Certains destructeurs sans discernement, certes. Mais surtout des jeunes, beaucoup de femmes, de nombreux immigrés et des drapeaux rouges à volonté. On dit que le mouvement est né des rangs de la droite souverainiste active sur les réseaux sociaux. Peut-être, mais hier, on n’en a pas vu grand-chose.

Les « bloqueurs », appelons-les ainsi, sont porteurs d’un langage subversif dans lequel le terme « nation », au sens républicain et très français, n’est certainement pas absent. Mais le mot-clé des insurgés en est un autre : « égalité ».

Bien scandé, brandi comme une arme dialectique, il s’oppose en premier lieu aux politiques de privilèges de Macron, que les post-fascistes siégeant à l’Assemblée nationale voudraient soutenir plus ouvertement qu’ils ne peuvent l’admettre aujourd’hui.

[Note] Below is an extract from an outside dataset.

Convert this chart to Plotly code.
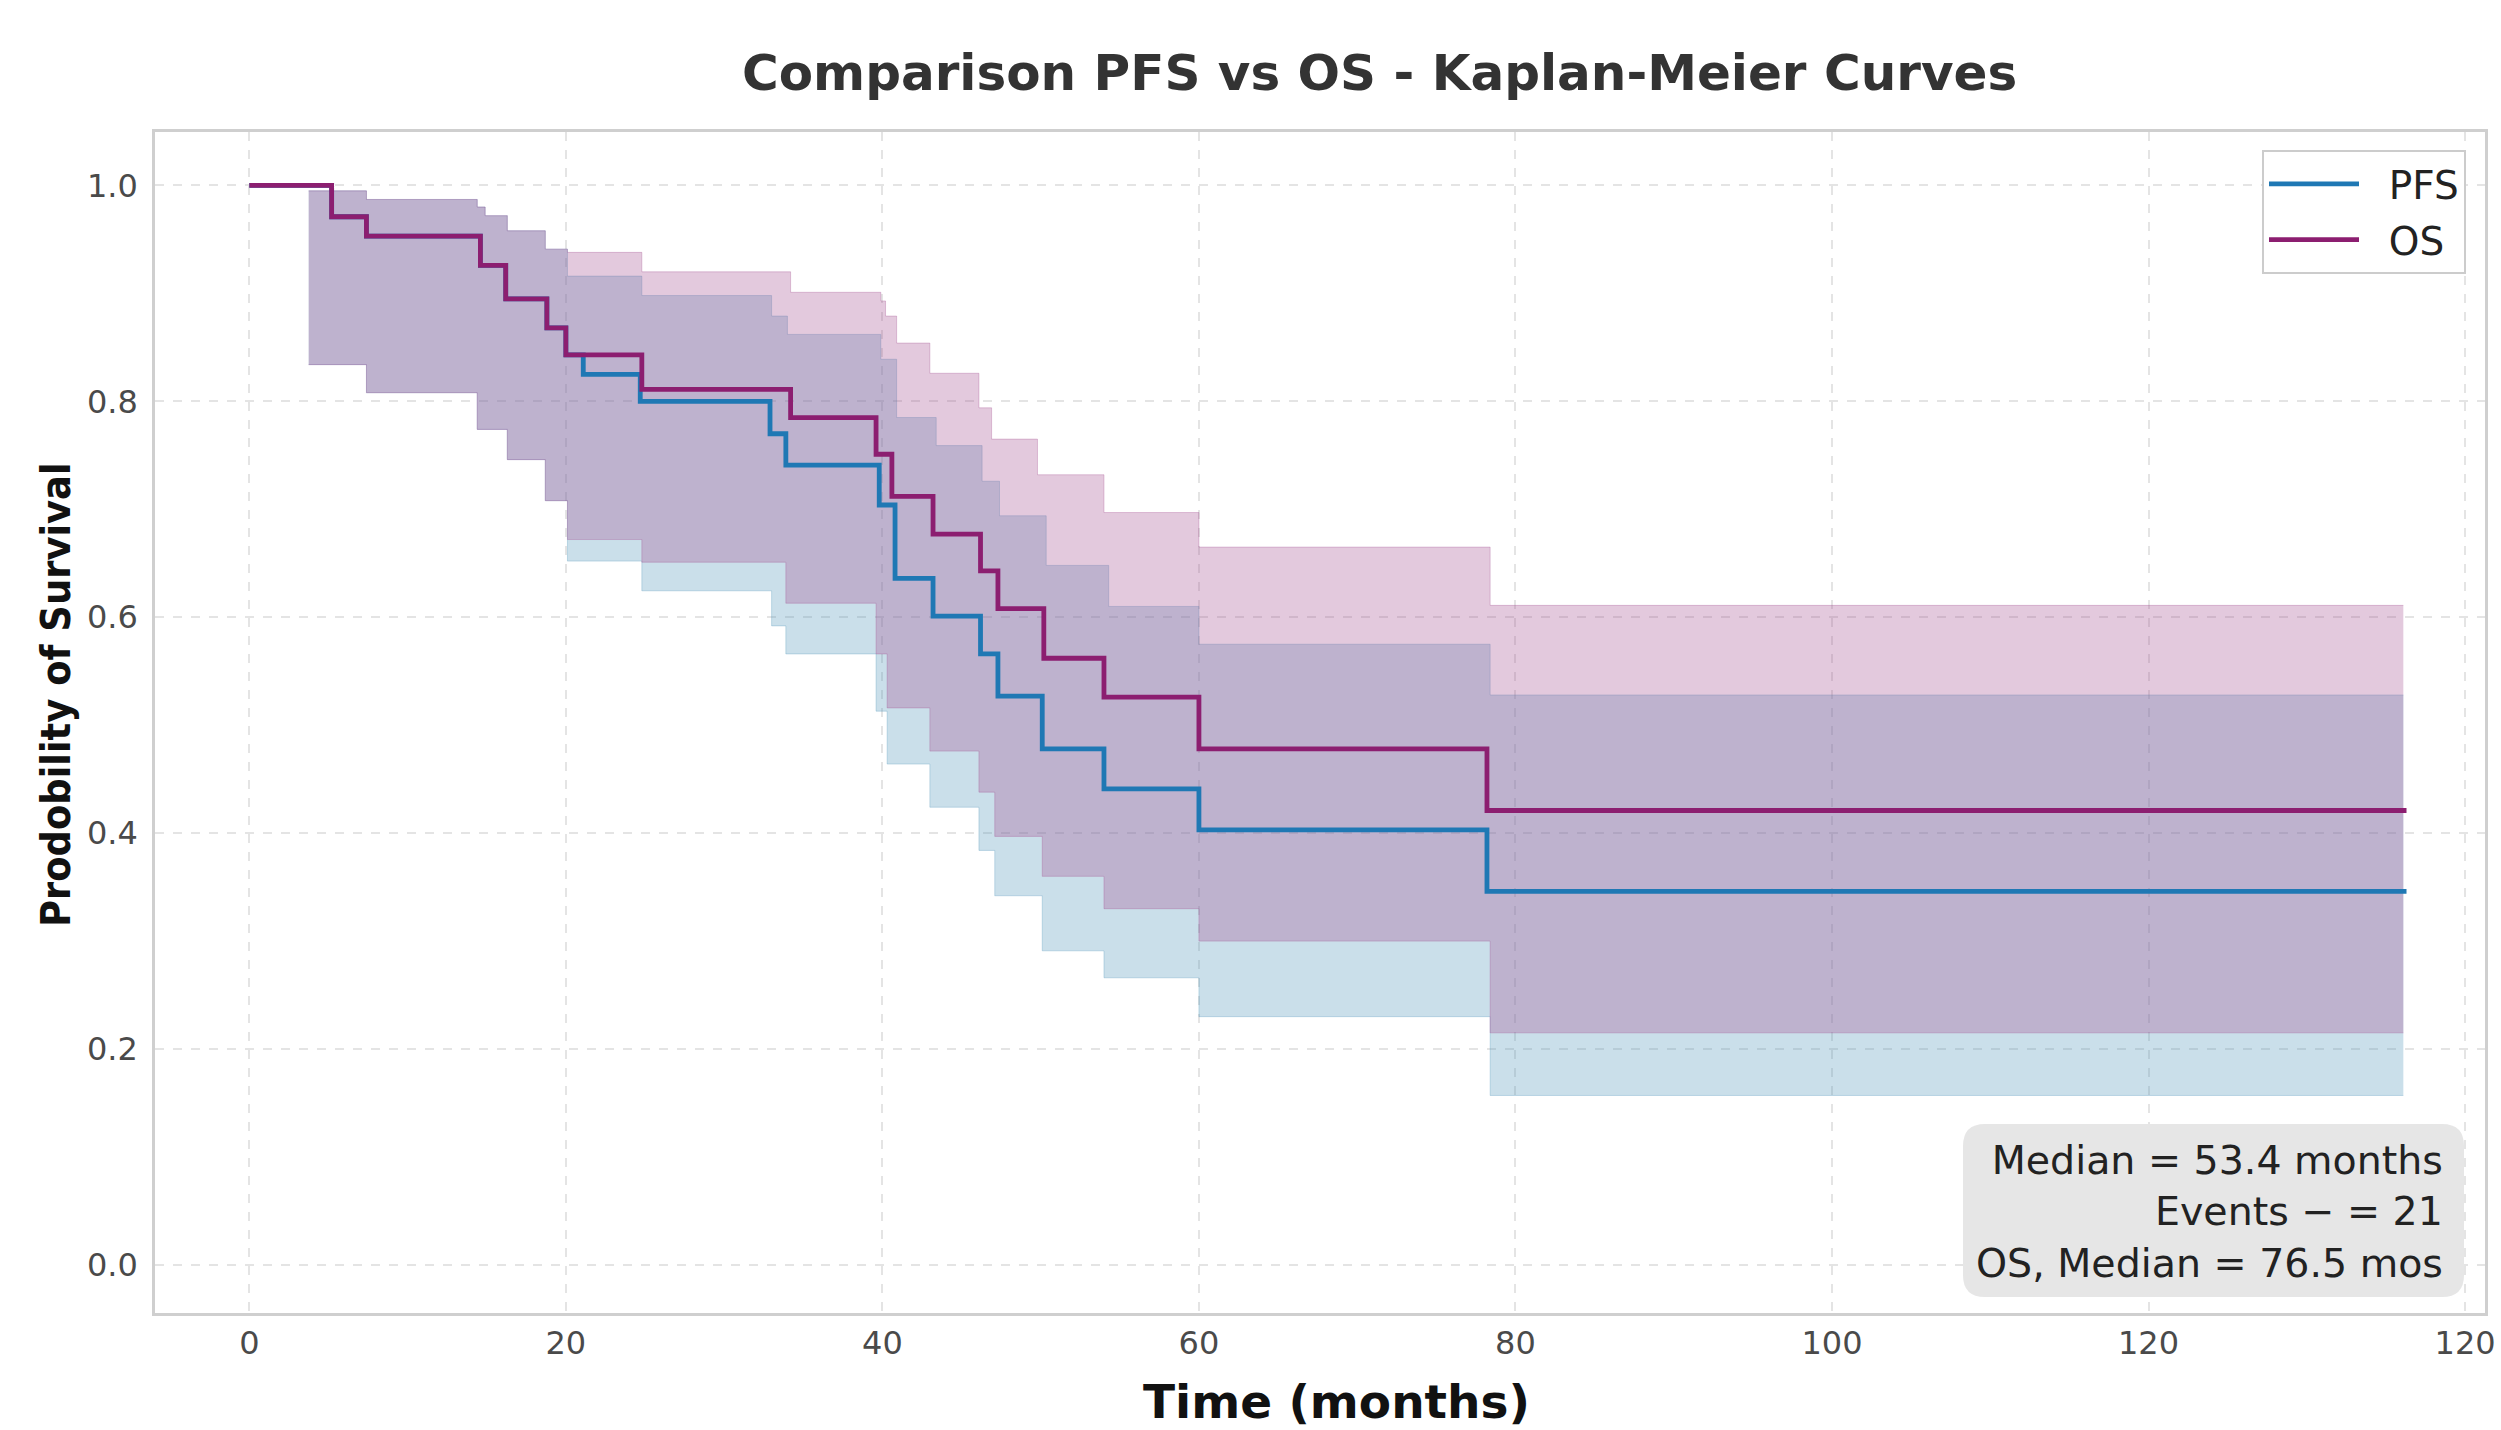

La protestation vise en premier lieu le programme antisocial que Macron tente d’imposer au pays. Plus de quarante milliards d’économies, à sélectionner de la manière habituelle : gel des retraites et des prestations sociales, arrêt des recrutements dans la fonction publique, démantèlement de la santé publique et, comme par hasard, suppression de la fête du 8 mai célébrant la victoire contre le nazisme et le fascisme.

Bardella et ses amis au Parlement auraient bien voulu mordre à l’hameçon. Mais pour l’instant, ils doivent jouer la vieille comédie de la droite d’opposition, sociale et révoltée. Nous savons de quel revirement ils seront capables s’ils arrivent au gouvernement. Giorgia Meloni nous l’enseigne.

La doctrine des sacrifices est justifiée de la manière habituelle : la dette publique est trop élevée et l’État français est le dernier grand dépensier d’Europe. Il faut assainir, nettoyer, re-discipliner l’appareil public inefficace. Avant d’être chassé, Bayrou, qui a démissionné, avait même ressuscité le vieux slogan thatchérien : il n’y a pas d’alternative.

Mais si l’on examine attentivement les données, la réalité est quelque peu différente. La France a une dette publique qui s’élève à environ 115% du PIB. Elle est plus élevée que celle de l’Allemagne et que la moyenne européenne. Mais elle est inférieure, par exemple, à celle de l’Italie, qui s’élève à 135%. Pourtant, la France est dans le collimateur, tandis que l’Italie l’est moins pour le moment. Pourquoi ?

La raison réside dans un fait qui n’a presque jamais fait la une des journaux, mais qui est désormais bien connu des économistes, des critiques et même du grand public. Le fait est que la fragilité financière d’un pays dépend moins de l’évolution de la dette publique que de l’évolution de la dette extérieure, tant publique que privée.

En d’autres termes, plus que le montant des financements que l’État demande aux particuliers, c’est surtout le montant des prêts que l’État et les particuliers demandent aux créanciers étrangers pour financer les importations de marchandises excédentaires par rapport aux exportations qui compte.

En somme, la fragilité financière n’est pas simplement un problème de dépenses publiques excessives. Il s’agit d’un problème plus vaste, celui d’un capitalisme national moins compétitif que ses concurrents.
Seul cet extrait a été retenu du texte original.